Exercise details |
Retype nothing but the lines from the start of the material up to and including the line with "(456,8) -- (456,419);". Pictures don't belong in the copy.

Source material |

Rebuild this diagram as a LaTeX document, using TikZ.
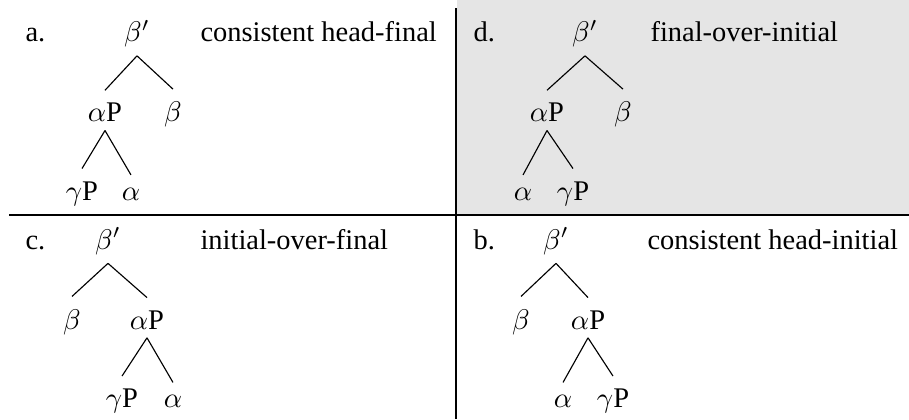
\documentclass[tikz,border=0pt]{standalone}
\usepackage{fontspec}
\setmainfont{Liberation Serif}
\begin{document}
\begin{tikzpicture}[x=0.3515pt,y=-0.3515pt,
  lab/.style={anchor=base west,inner sep=0pt,font=\fontsize{10}{12}\selectfont},
  tn/.style={anchor=base,inner sep=2.9pt,font=\fontsize{10}{12}\selectfont},
  edge/.style={draw=black,line width=0.4pt},
  sep/.style={draw=black,line width=0.6pt}]
\useasboundingbox (0,0) rectangle (909,419);
\fill[gray!20] (457,0) rectangle (909,215);
\draw[sep] (9,215) -- (909,215);
\draw[sep] (456,8) -- (456,419);

% panel a
\node[lab] (la) at (25,41.5) {a.};
\node[lab] (ta) at (200,41.5) {consistent head-final};
\node[tn] (a0) at (137,41.5) {$\beta'$};
\node[tn] (a1) at (105,121.7) {$\alpha$P};
\node[tn] (a2) at (173,121.7) {$\beta$};
\node[tn] (a3) at (82,200) {$\gamma$P};
\node[tn] (a4) at (131,200) {$\alpha$};
\draw[edge] (a0.south) -- ([yshift=1.4pt]a1.north);
\draw[edge] (a0.south) -- ([yshift=1.4pt]a2.north);
\draw[edge] (a1.south) -- ([yshift=1.4pt]a3.north);
\draw[edge] (a1.south) -- ([yshift=1.4pt]a4.north);

% panel d
\node[lab] (ld) at (473,41.5) {d.};
\node[lab] (td) at (650,41.5) {final-over-initial};
\node[tn] (d0) at (585,41.5) {$\beta'$};
\node[tn] (d1) at (547,121.7) {$\alpha$P};
\node[tn] (d2) at (623,121.7) {$\beta$};
\node[tn] (d3) at (523,200) {$\alpha$};
\node[tn] (d4) at (573,200) {$\gamma$P};
\draw[edge] (d0.south) -- ([yshift=1.4pt]d1.north);
\draw[edge] (d0.south) -- ([yshift=1.4pt]d2.north);
\draw[edge] (d1.south) -- ([yshift=1.4pt]d3.north);
\draw[edge] (d1.south) -- ([yshift=1.4pt]d4.north);

% panel c
\node[lab] (lc) at (25,249) {c.};
\node[lab] (tc) at (200,249) {initial-over-final};
\node[tn] (c0) at (108,249) {$\beta'$};
\node[tn] (c1) at (72,329) {$\beta$};
\node[tn] (c2) at (147,329) {$\alpha$P};
\node[tn] (c3) at (122,407.5) {$\gamma$P};
\node[tn] (c4) at (173,407.5) {$\alpha$};
\draw[edge] (c0.south) -- ([yshift=1.4pt]c1.north);
\draw[edge] (c0.south) -- ([yshift=1.4pt]c2.north);
\draw[edge] (c2.south) -- ([yshift=1.4pt]c3.north);
\draw[edge] (c2.south) -- ([yshift=1.4pt]c4.north);

% panel b
\node[lab] (lb) at (473,249) {b.};
\node[lab] (tb) at (647,249) {consistent head-initial};
\node[tn] (b0) at (556,249) {$\beta'$};
\node[tn] (b1) at (521,329) {$\beta$};
\node[tn] (b2) at (588,329) {$\alpha$P};
\node[tn] (b3) at (563,407.5) {$\alpha$};
\node[tn] (b4) at (613,407.5) {$\gamma$P};
\draw[edge] (b0.south) -- ([yshift=1.4pt]b1.north);
\draw[edge] (b0.south) -- ([yshift=1.4pt]b2.north);
\draw[edge] (b2.south) -- ([yshift=1.4pt]b3.north);
\draw[edge] (b2.south) -- ([yshift=1.4pt]b4.north);
\end{tikzpicture}
\end{document}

Answer for the task |
Rebuild this diagram as a LaTeX document, using TikZ.
\documentclass[tikz,border=0pt]{standalone}
\usepackage{fontspec}
\setmainfont{Liberation Serif}
\begin{document}
\begin{tikzpicture}[x=0.3515pt,y=-0.3515pt,
  lab/.style={anchor=base west,inner sep=0pt,font=\fontsize{10}{12}\selectfont},
  tn/.style={anchor=base,inner sep=2.9pt,font=\fontsize{10}{12}\selectfont},
  edge/.style={draw=black,line width=0.4pt},
  sep/.style={draw=black,line width=0.6pt}]
\useasboundingbox (0,0) rectangle (909,419);
\fill[gray!20] (457,0) rectangle (909,215);
\draw[sep] (9,215) -- (909,215);
\draw[sep] (456,8) -- (456,419);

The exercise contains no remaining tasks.